JACKSON – Some House members are struggling with the issue of when they can and cannot vote on legislation.
The Mississippi House has a rule that says a member must vote for himself or herself. Through the years, the leadership has left it up to each individual to honor that rule.
If a member is present, but steps out to see a constituent or take care of some other business right off the floor of the chamber, and a vote comes up and a deskmate votes for that person, normally that has been tolerated.
But it is near impossible for the speaker to know if a member is away from his desk to “powder his nose,” or whether the member is back at home taking care of some personal business.
Earlier this year, when there were protests that members who were not present were being voted, House Speaker Billy McCoy, D-Rienzi, said the rule would be enforced as it is written. That means no member should vote for another under any circumstance.
Most have abided by the rule. Some have not, but it is difficult for a journalist to keep up with which of the 122 members are in the chamber, so at this point I will not provide names.
Many members have found a way to get around the rule. They simply ask the membership at a later date to allow them to be recorded as voting on legislation where they are not recorded as voting. They do not mention that they missed voting because they were out of the chamber.
It is important to understand that the voting in the Mississippi House is different than for many other legislative bodies.
For instance, the Senate day starts with a roll call.
Most bills are then passed by the morning roll call, and those who do not want to vote for the legislation raise their hand and ask to be recorded as voting no. All others, if they answered the morning roll call, are recorded as voting for the legislation.
A senator could answer the morning roll call, and then never be on the floor for another vote; yet, he or she would be recorded as voting for all the legislation that came up that day.
And on the federal level, Congress normally allows voting to take place for an extended period of time to allow members to come from their offices and restrooms to vote.

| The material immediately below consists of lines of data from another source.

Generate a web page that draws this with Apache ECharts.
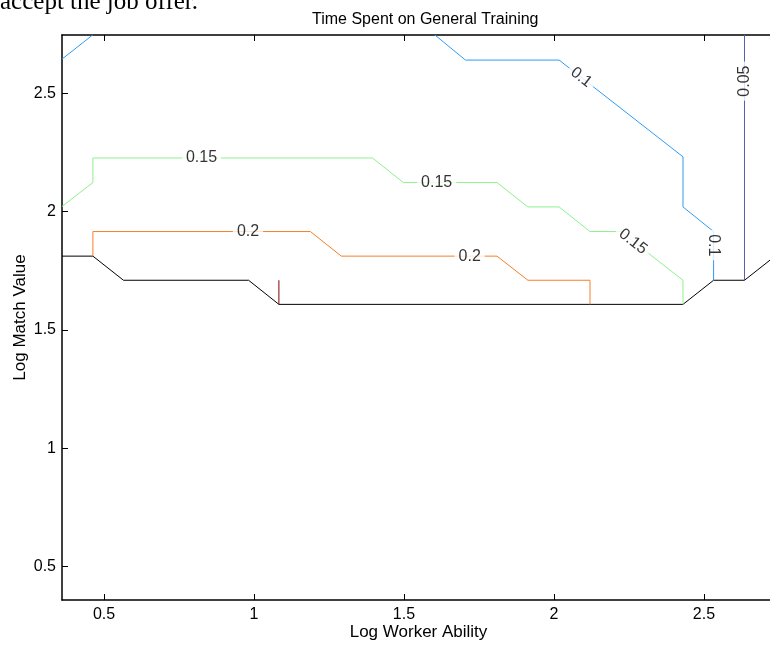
<!DOCTYPE html>
<html>
<head>
<meta charset="utf-8">
<script src="https://cdn.jsdelivr.net/npm/echarts@6/dist/echarts.min.js"></script>
<style>
  html, body { margin: 0; padding: 0; background: #fff; }
  #main { width: 770px; height: 646px; }
</style>
</head>
<body>
<div id="main"></div>
<script>
var xTicks = [0.5, 1, 1.5, 2, 2.5];
var yTicks = [0.5, 1, 1.5, 2, 2.5];

// contour lines (log worker ability, log match value)
var c005X = [2.635, 2.635];
var c005Y = [2.75, 1.71];
var c01aX = [0.36, 0.463];
var c01aY = [2.645, 2.748];
var c01bX = [1.602, 1.705, 2.017, 2.43, 2.43, 2.532, 2.532];
var c01bY = [2.748, 2.641, 2.641, 2.232, 2.02, 1.916, 1.71];
var c015X = [0.36, 0.463, 0.463, 1.395, 1.498, 1.81, 1.913, 2.017, 2.12, 2.222, 2.43, 2.43];
var c015Y = [2.022, 2.123, 2.227, 2.227, 2.123, 2.123, 2.02, 2.02, 1.916, 1.916, 1.71, 1.608];
var c02X = [0.463, 0.463, 1.188, 1.291, 1.81, 1.913, 2.12, 2.12];
var c02Y = [1.812, 1.916, 1.916, 1.812, 1.812, 1.71, 1.71, 1.608];
var c025X = [1.083, 1.083];
var c025Y = [1.71, 1.608];
var edgeX = [0.36, 0.463, 0.565, 0.982, 1.083, 2.43, 2.532, 2.635, 2.737];
var edgeY = [1.812, 1.812, 1.71, 1.71, 1.608, 1.608, 1.71, 1.71, 1.812];

// contour labels
var labText = ['0.15', '0.15', '0.15', '0.2', '0.2', '0.1', '0.1', '0.05'];
var labX = [0.825, 1.609, 2.263, 0.98, 1.719, 2.091, 2.532, 2.635];
var labY = [2.227, 2.123, 1.873, 1.916, 1.812, 2.568, 1.858, 2.552];
var labRot = [0, 0, -38, 0, 0, -38, -90, 90];

var font = 'Liberation Sans, Arial, sans-serif';

function pts(xs, ys) {
  var out = [];
  for (var i = 0; i < xs.length; i++) out.push([xs[i], ys[i]]);
  return out;
}

function contour(name, xs, ys, color) {
  return {
    name: name,
    type: 'line',
    data: pts(xs, ys),
    showSymbol: false,
    symbol: 'none',
    lineStyle: { color: color, width: 1 },
    silent: true
  };
}

var labData = [];
for (var i = 0; i < labText.length; i++) {
  labData.push({ name: labText[i], value: [labX[i], labY[i]], label: { rotate: labRot[i] } });
}

var chart = echarts.init(document.getElementById('main'));

var option = {
  animation: false,
  backgroundColor: '#fff',
  title: {
    text: 'Time Spent on General Training',
    left: 307,
    top: 7,
    textStyle: { fontFamily: font, fontSize: 16, fontWeight: 'normal', color: '#000' }
  },
  graphic: [{
    type: 'text',
    left: 0,
    top: -10,
    style: { text: 'accept the job offer.', font: '25px "Liberation Serif", serif', fill: '#000' }
  }],
  grid: { left: 62, right: -5, top: 35, bottom: 46, outerBoundsMode: 'none' },
  xAxis: [{
    type: 'value',
    min: 0.36,
    max: 2.7367,
    name: 'Log Worker Ability',
    nameLocation: 'middle',
    nameGap: 24,
    nameMoveOverlap: false,
    nameTextStyle: { fontFamily: font, fontSize: 17, color: '#000' },
    axisLine: { lineStyle: { color: '#000', width: 1.5 } },
    axisTick: { inside: true, length: 6, customValues: xTicks, lineStyle: { color: '#000' } },
    axisLabel: { customValues: xTicks, margin: 7, fontFamily: font, fontSize: 16, color: '#000' },
    splitLine: { show: false }
  }, {
    type: 'value',
    position: 'top',
    min: 0.36,
    max: 2.7367,
    axisLine: { lineStyle: { color: '#000', width: 1.5 } },
    axisTick: { inside: true, length: 6, customValues: xTicks, lineStyle: { color: '#000' } },
    axisLabel: { show: false },
    splitLine: { show: false }
  }],
  yAxis: {
    type: 'value',
    min: 0.358,
    max: 2.747,
    name: 'Log Match Value',
    nameLocation: 'middle',
    nameGap: 33,
    nameMoveOverlap: false,
    nameTextStyle: { fontFamily: font, fontSize: 17, color: '#000' },
    axisLine: { show: true, lineStyle: { color: '#000', width: 1.5 } },
    axisTick: { show: true, inside: true, length: 6, customValues: yTicks, lineStyle: { color: '#000' } },
    axisLabel: { customValues: yTicks, margin: 6, fontFamily: font, fontSize: 16, color: '#000' },
    splitLine: { show: false }
  },
  series: [
    contour('edge', edgeX, edgeY, '#000000'),
    contour('0.05', c005X, c005Y, '#5c5cb0'),
    contour('0.1a', c01aX, c01aY, '#2f9bf5'),
    contour('0.1b', c01bX, c01bY, '#2f9bf5'),
    contour('0.15', c015X, c015Y, '#8ef08e'),
    contour('0.2', c02X, c02Y, '#f5802a'),
    contour('0.25', c025X, c025Y, '#800000'),
    {
      name: 'labels',
      type: 'scatter',
      z: 5,
      symbolSize: 1,
      itemStyle: { color: 'transparent' },
      silent: true,
      data: labData,
      label: {
        show: true,
        position: 'inside',
        formatter: function (p) { return p.name; },
        fontFamily: font,
        fontSize: 16,
        color: '#000',
        backgroundColor: '#fff',
        padding: [0, 4]
      }
    }
  ]
};

chart.setOption(option);
</script>
</body>
</html>
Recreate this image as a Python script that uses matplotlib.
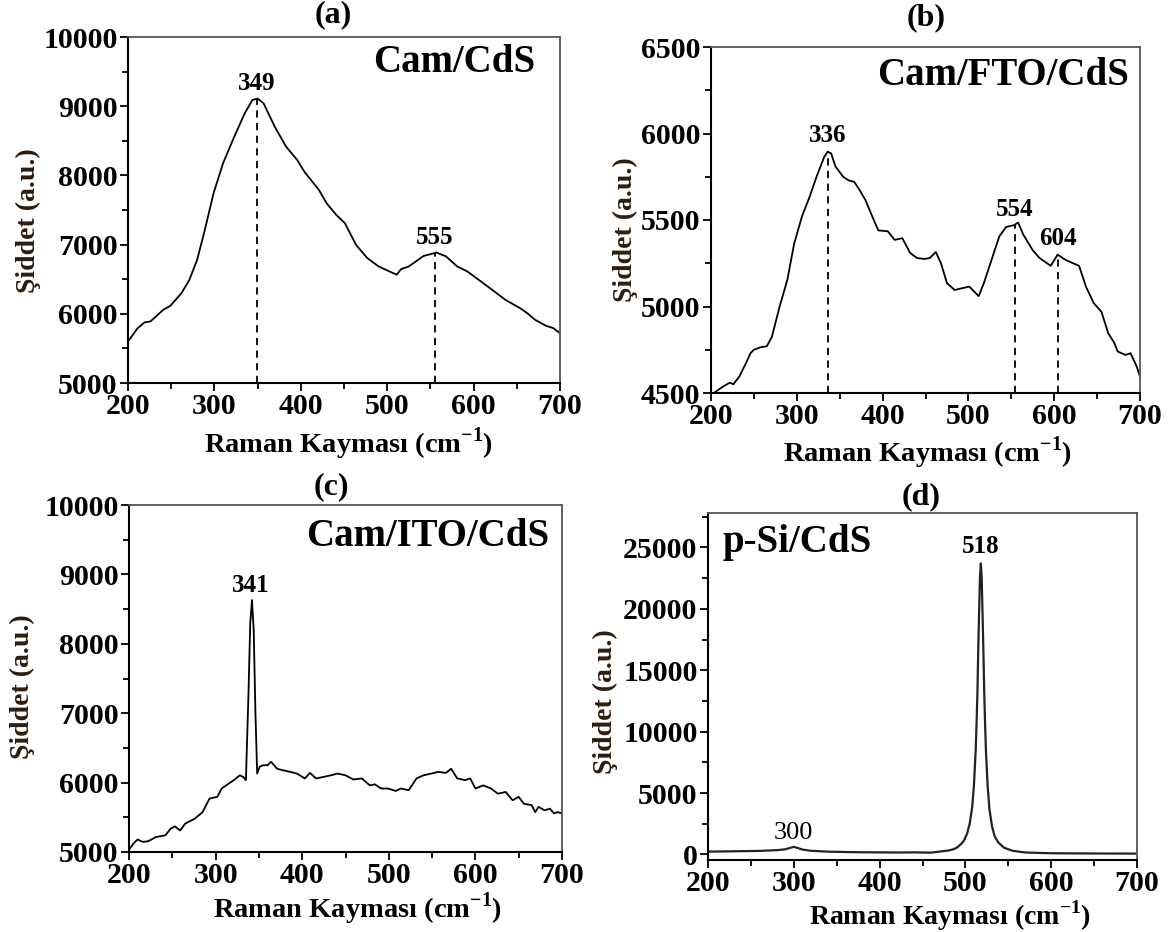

In the Mississippi House, the bills are explained, debate, if any, is heard, and the voting machines are opened for a matter of seconds to allow members to vote.
It would not be unreasonable for the House to amend its rules to allow a deskmate to vote for a member if that person was in the Capitol, presumably working on other legislative issues, or perhaps in the clinic on the first floor getting some medicine for a headache. Granted, this place can give a person a headache.
It is a far different issue when the legislator is not in the Capitol, but back in the district or some other place. Then it seems reasonable to say that the member should not be voted.
Rep. George Flaggs, D-Vicksburg, said he plans to offer a proposal to amend the House rules to allow members to be voted if they are indeed in the Capitol.
That seems like a reasonable compromise.